What the task asks
Copy every line of the data that includes the string "with".

════════════════

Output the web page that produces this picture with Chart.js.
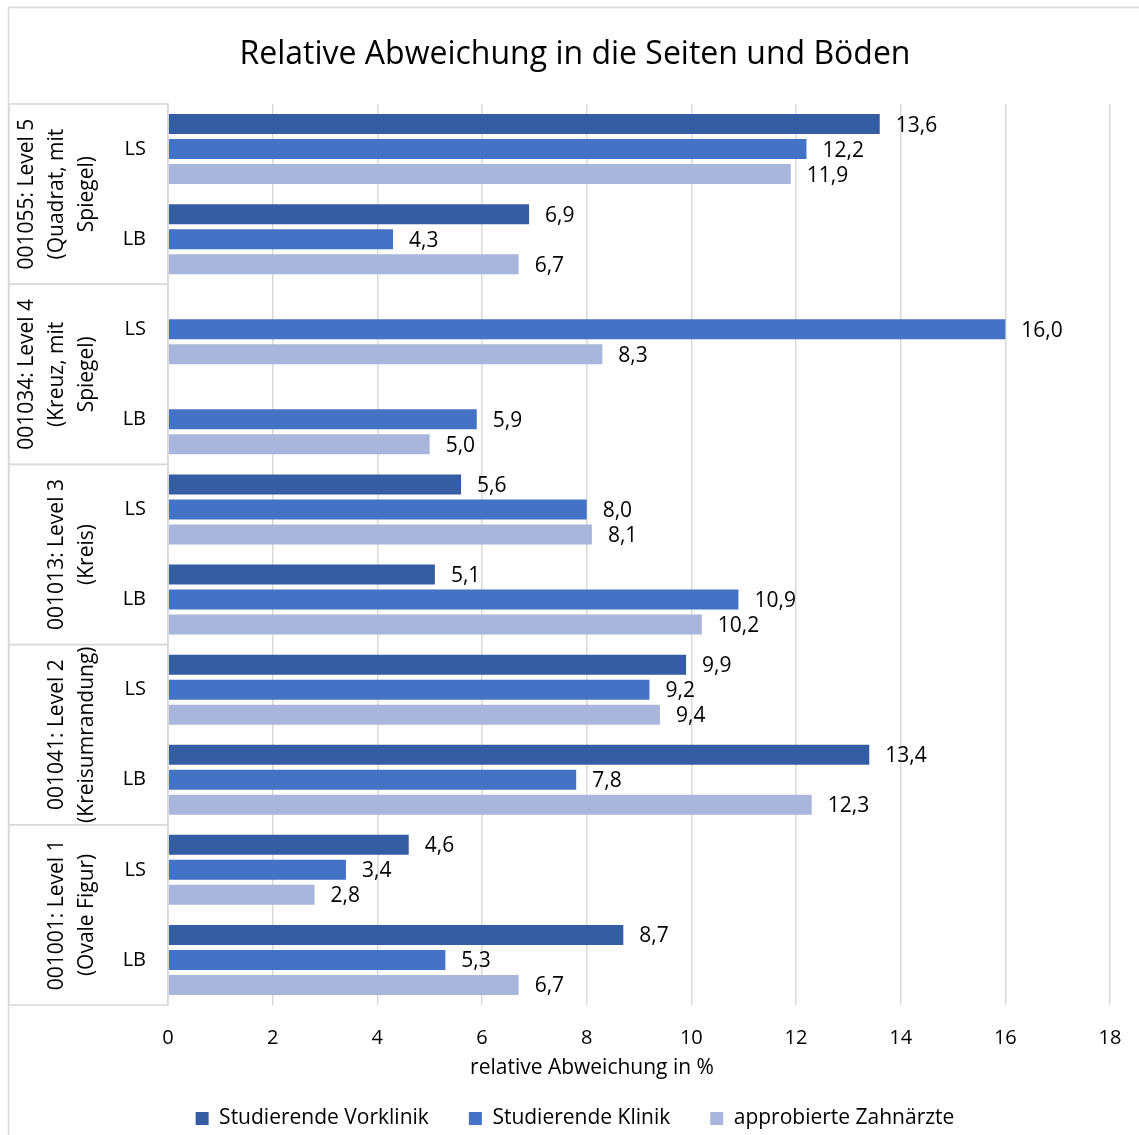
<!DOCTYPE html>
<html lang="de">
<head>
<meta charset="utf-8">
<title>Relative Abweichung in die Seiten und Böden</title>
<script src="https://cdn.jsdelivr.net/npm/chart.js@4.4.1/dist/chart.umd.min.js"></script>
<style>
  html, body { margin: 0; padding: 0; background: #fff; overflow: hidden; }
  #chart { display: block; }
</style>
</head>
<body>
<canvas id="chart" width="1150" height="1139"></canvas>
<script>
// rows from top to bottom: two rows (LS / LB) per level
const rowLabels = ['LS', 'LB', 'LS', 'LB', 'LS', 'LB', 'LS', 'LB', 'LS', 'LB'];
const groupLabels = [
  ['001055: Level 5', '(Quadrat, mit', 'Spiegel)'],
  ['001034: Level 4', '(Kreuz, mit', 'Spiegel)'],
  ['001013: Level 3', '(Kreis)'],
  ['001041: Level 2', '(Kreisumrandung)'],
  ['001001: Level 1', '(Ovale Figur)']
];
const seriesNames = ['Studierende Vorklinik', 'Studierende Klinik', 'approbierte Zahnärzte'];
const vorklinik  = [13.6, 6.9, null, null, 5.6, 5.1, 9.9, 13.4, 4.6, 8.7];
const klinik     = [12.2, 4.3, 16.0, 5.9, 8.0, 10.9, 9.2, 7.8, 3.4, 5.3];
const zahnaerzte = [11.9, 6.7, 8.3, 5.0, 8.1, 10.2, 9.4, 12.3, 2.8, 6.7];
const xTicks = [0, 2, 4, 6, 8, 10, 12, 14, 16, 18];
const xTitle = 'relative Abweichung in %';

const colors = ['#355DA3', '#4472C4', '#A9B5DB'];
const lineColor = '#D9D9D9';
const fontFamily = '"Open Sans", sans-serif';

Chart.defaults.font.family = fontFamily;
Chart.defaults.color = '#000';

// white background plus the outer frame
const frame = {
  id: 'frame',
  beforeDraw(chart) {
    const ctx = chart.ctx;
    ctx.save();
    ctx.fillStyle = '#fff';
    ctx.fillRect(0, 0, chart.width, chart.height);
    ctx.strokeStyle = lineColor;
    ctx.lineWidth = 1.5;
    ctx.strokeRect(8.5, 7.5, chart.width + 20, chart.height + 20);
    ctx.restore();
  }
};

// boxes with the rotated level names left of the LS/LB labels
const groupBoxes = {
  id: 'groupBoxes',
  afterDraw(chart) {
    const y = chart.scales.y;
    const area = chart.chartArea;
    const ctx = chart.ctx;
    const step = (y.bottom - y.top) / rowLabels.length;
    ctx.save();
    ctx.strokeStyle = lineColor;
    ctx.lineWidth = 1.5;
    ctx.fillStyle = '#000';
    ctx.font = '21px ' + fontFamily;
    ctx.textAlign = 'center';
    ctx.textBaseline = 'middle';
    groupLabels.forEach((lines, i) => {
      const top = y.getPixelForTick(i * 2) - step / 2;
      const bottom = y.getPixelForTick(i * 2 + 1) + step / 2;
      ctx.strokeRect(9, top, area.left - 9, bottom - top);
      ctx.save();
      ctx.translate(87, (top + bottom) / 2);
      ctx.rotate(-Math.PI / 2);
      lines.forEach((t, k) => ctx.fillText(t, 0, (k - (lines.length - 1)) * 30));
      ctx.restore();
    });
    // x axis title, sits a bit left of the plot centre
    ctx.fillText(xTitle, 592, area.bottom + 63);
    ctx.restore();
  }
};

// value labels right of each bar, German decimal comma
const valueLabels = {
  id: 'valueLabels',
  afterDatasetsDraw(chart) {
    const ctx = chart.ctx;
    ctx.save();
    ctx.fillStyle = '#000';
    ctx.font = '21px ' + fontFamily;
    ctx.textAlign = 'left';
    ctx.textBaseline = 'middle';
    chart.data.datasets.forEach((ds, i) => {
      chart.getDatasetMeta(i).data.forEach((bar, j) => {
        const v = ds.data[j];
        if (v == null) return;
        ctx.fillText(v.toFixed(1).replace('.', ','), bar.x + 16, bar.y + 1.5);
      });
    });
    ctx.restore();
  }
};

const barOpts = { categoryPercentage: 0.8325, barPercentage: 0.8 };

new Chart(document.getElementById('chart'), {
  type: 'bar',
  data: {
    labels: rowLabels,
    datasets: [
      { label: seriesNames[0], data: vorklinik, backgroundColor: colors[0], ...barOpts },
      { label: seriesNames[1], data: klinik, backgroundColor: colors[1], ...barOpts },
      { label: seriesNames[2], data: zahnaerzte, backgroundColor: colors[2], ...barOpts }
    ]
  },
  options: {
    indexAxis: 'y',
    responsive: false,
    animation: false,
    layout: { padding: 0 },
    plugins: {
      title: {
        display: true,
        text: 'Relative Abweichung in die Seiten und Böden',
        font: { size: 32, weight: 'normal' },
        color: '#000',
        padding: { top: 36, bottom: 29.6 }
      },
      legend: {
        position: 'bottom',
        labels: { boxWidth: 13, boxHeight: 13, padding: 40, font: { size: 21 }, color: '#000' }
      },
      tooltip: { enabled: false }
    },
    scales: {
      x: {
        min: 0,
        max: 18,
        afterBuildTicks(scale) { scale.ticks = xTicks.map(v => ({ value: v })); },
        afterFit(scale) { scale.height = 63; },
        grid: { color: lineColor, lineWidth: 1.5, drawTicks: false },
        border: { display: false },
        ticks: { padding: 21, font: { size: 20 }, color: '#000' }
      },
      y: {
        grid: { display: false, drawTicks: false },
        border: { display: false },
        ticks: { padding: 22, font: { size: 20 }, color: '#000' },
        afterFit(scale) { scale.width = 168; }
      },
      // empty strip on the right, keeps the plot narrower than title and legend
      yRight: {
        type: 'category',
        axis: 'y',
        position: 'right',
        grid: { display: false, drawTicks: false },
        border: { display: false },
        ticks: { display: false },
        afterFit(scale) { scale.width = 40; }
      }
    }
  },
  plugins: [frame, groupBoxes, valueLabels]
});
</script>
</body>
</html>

════════════════

Expected output
Output the web page that produces this picture with Chart.js.
// boxes with the rotated level names left of the LS/LB labels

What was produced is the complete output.